▶ **Task to complete**
Pictures excluded, return the lines below from the first through the line holding "XAxis, YAxis, CartesianGrid".

▶ **Data block**
------------------------------------------------------------------------
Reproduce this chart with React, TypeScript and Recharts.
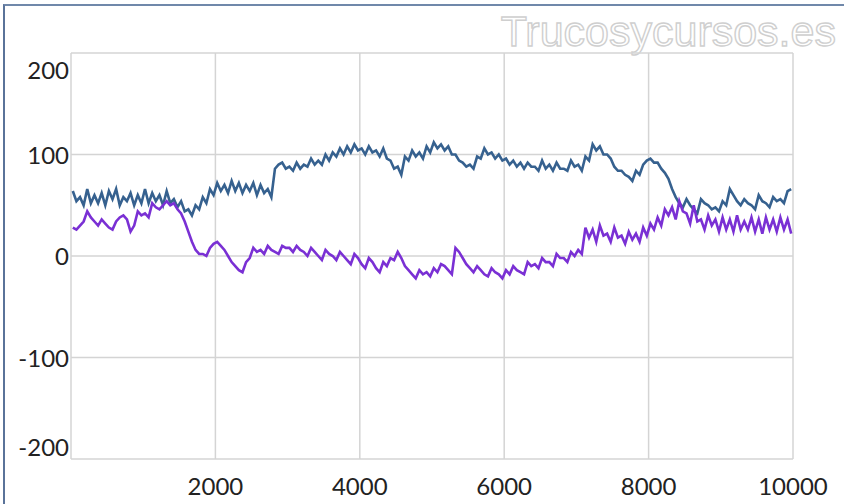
import { LineChart, Line, XAxis, YAxis, CartesianGrid } from 'recharts';

// sample positions (x axis)
const xs = [
  25, 75, 125, 175, 225, 275, 325, 375, 425, 475, 525, 575, 625, 675, 725, 775, 825, 875, 925, 975,
  1025, 1075, 1125, 1175, 1225, 1275, 1325, 1375, 1425, 1475, 1525, 1575, 1625, 1675, 1725, 1775, 1825, 1875, 1925, 1975,
  2025, 2075, 2125, 2175, 2225, 2275, 2325, 2375, 2425, 2475, 2525, 2575, 2625, 2675, 2725, 2775, 2825, 2875, 2925, 2975,
  3025, 3075, 3125, 3175, 3225, 3275, 3325, 3375, 3425, 3475, 3525, 3575, 3625, 3675, 3725, 3775, 3825, 3875, 3925, 3975,
  4025, 4075, 4125, 4175, 4225, 4275, 4325, 4375, 4425, 4475, 4525, 4575, 4625, 4675, 4725, 4775, 4825, 4875, 4925, 4975,
  5025, 5075, 5125, 5175, 5225, 5275, 5325, 5375, 5425, 5475, 5525, 5575, 5625, 5675, 5725, 5775, 5825, 5875, 5925, 5975,
  6025, 6075, 6125, 6175, 6225, 6275, 6325, 6375, 6425, 6475, 6525, 6575, 6625, 6675, 6725, 6775, 6825, 6875, 6925, 6975,
  7025, 7075, 7125, 7175, 7225, 7275, 7325, 7375, 7425, 7475, 7525, 7575, 7625, 7675, 7725, 7775, 7825, 7875, 7925, 7975,
  8025, 8075, 8125, 8175, 8225, 8275, 8325, 8375, 8425, 8475, 8525, 8575, 8625, 8675, 8725, 8775, 8825, 8875, 8925, 8975,
  9025, 9075, 9125, 9175, 9225, 9275, 9325, 9375, 9425, 9475, 9525, 9575, 9625, 9675, 9725, 9775, 9825, 9875, 9925, 9975,
];

const serie1 = [
  64, 54, 58, 50, 66, 52, 60, 52, 62, 50, 64, 56, 66, 50, 58, 54, 62, 50, 60, 52,
  66, 52, 62, 54, 60, 50, 64, 52, 56, 48, 54, 44, 46, 40, 50, 46, 58, 52, 66, 60,
  72, 64, 70, 62, 74, 64, 72, 62, 70, 64, 72, 60, 70, 62, 66, 58, 86, 90, 92, 86,
  88, 84, 92, 86, 90, 88, 96, 90, 94, 90, 100, 94, 102, 98, 106, 100, 108, 102, 110, 104,
  106, 100, 108, 102, 104, 98, 106, 96, 94, 86, 88, 80, 98, 94, 104, 98, 102, 96, 108, 102,
  112, 106, 110, 104, 108, 100, 100, 94, 92, 88, 90, 86, 98, 96, 106, 100, 102, 96, 100, 94,
  96, 90, 94, 88, 92, 86, 92, 88, 88, 84, 94, 86, 90, 84, 92, 86, 86, 84, 94, 88,
  90, 84, 98, 94, 110, 104, 108, 100, 100, 96, 88, 84, 84, 80, 78, 74, 84, 80, 90, 94,
  96, 92, 92, 86, 82, 76, 66, 58, 52, 48, 56, 50, 46, 42, 56, 52, 50, 46, 48, 44,
  54, 50, 66, 60, 54, 50, 56, 52, 50, 46, 60, 54, 52, 48, 58, 54, 56, 52, 64, 66,
];

const serie2 = [
  28, 26, 30, 34, 44, 38, 34, 30, 36, 32, 28, 26, 34, 38, 40, 36, 24, 30, 44, 40,
  42, 38, 52, 48, 46, 50, 54, 50, 52, 46, 42, 34, 24, 14, 6, 2, 2, 0, 8, 12,
  14, 10, 6, 0, -6, -10, -14, -16, -6, -2, 8, 4, 6, 2, 10, 6, 4, 2, 10, 8,
  8, 4, 10, 6, 4, 0, 8, 4, 0, -4, 6, 2, 0, -4, 4, 0, -4, -8, 2, -2,
  -8, -12, -2, -6, -12, -16, -6, -10, -2, -4, 4, -2, -10, -14, -18, -22, -14, -18, -16, -20,
  -12, -16, -8, -10, -14, -18, 8, 4, -2, -8, -12, -16, -10, -14, -18, -20, -12, -16, -18, -22,
  -14, -18, -10, -14, -16, -18, -6, -10, -8, -12, -2, -6, -6, -10, 2, -2, -2, -6, 4, 0,
  6, 2, 28, 18, 26, 14, 30, 20, 22, 14, 28, 18, 20, 12, 24, 16, 22, 14, 28, 20,
  32, 26, 38, 30, 46, 40, 48, 36, 54, 44, 42, 32, 50, 34, 36, 26, 40, 30, 36, 24,
  38, 26, 36, 24, 40, 26, 34, 26, 38, 24, 36, 22, 38, 26, 36, 24, 38, 26, 36, 22,
];

const xTicks = [0, 2000, 4000, 6000, 8000, 10000];
const yTicks = [-200, -100, 0, 100, 200];

const data = xs.map((x, i) => ({ x, a: serie1[i], b: serie2[i] }));

const FONT = 'Lato, "Open Sans", sans-serif';

const XTick = (props: any) => {
  const { x, y, payload } = props;
  if (payload.value === 0) return null;
  return (
    <text x={x} y={y + 28} textAnchor="middle" fontSize={24} fontFamily={FONT} fill="#222">
      {payload.value}
    </text>
  );
};

const YTick = (props: any) => {
  const { y, payload } = props;
  let yy = y;
  if (payload.value === 200) yy = 70;
  if (payload.value === -200) yy = 447;
  return (
    <text x={69} y={yy + 9} textAnchor="end" fontSize={24} fontFamily={FONT} fill="#222">
      {payload.value}
    </text>
  );
};

export default function App() {
  return (
    <div style={{ position: 'absolute', left: 0, top: 0, width: 844, height: 504, background: '#fff', overflow: 'hidden' }}>
      <div
        style={{
          position: 'absolute', left: 3, top: 4, width: 860, height: 520,
          borderLeft: '2px solid #5a7399', borderTop: '2px solid #7088aa',
        }}
      />
      <svg width={844} height={64} style={{ position: 'absolute', left: 0, top: 0 }}>
        <text
          x={836} y={46} fontSize={43} textAnchor="end"
          fontFamily='"Liberation Sans Narrow", sans-serif'
          fill="#fff" stroke="#cfcfcf" strokeWidth={1.4}
        >
          Trucosycursos.es
        </text>
      </svg>
      <div style={{ position: 'absolute', left: 0, top: 0 }}>
        <LineChart width={844} height={504} data={data} margin={{ top: 53, right: 51, bottom: 15, left: 8 }}>
          <CartesianGrid stroke="#d4d4d4" strokeWidth={1.5} />
          <XAxis
            dataKey="x" type="number" domain={[0, 10000]} ticks={xTicks}
            axisLine={false} tickLine={false} height={30} tick={<XTick />}
          />
          <YAxis
            type="number" domain={[-200, 200]} ticks={yTicks} width={63}
            axisLine={false} tickLine={false} tick={<YTick />}
          />
          <Line dataKey="a" stroke="#36618f" strokeWidth={2.6} dot={false} isAnimationActive={false} />
          <Line dataKey="b" stroke="#7a30d4" strokeWidth={2.6} dot={false} isAnimationActive={false} />
        </LineChart>
      </div>
    </div>
  );
}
------------------------------------------------------------------------
▶ **Full output**
Reproduce this chart with React, TypeScript and Recharts.
import { LineChart, Line, XAxis, YAxis, CartesianGrid } from 'recharts';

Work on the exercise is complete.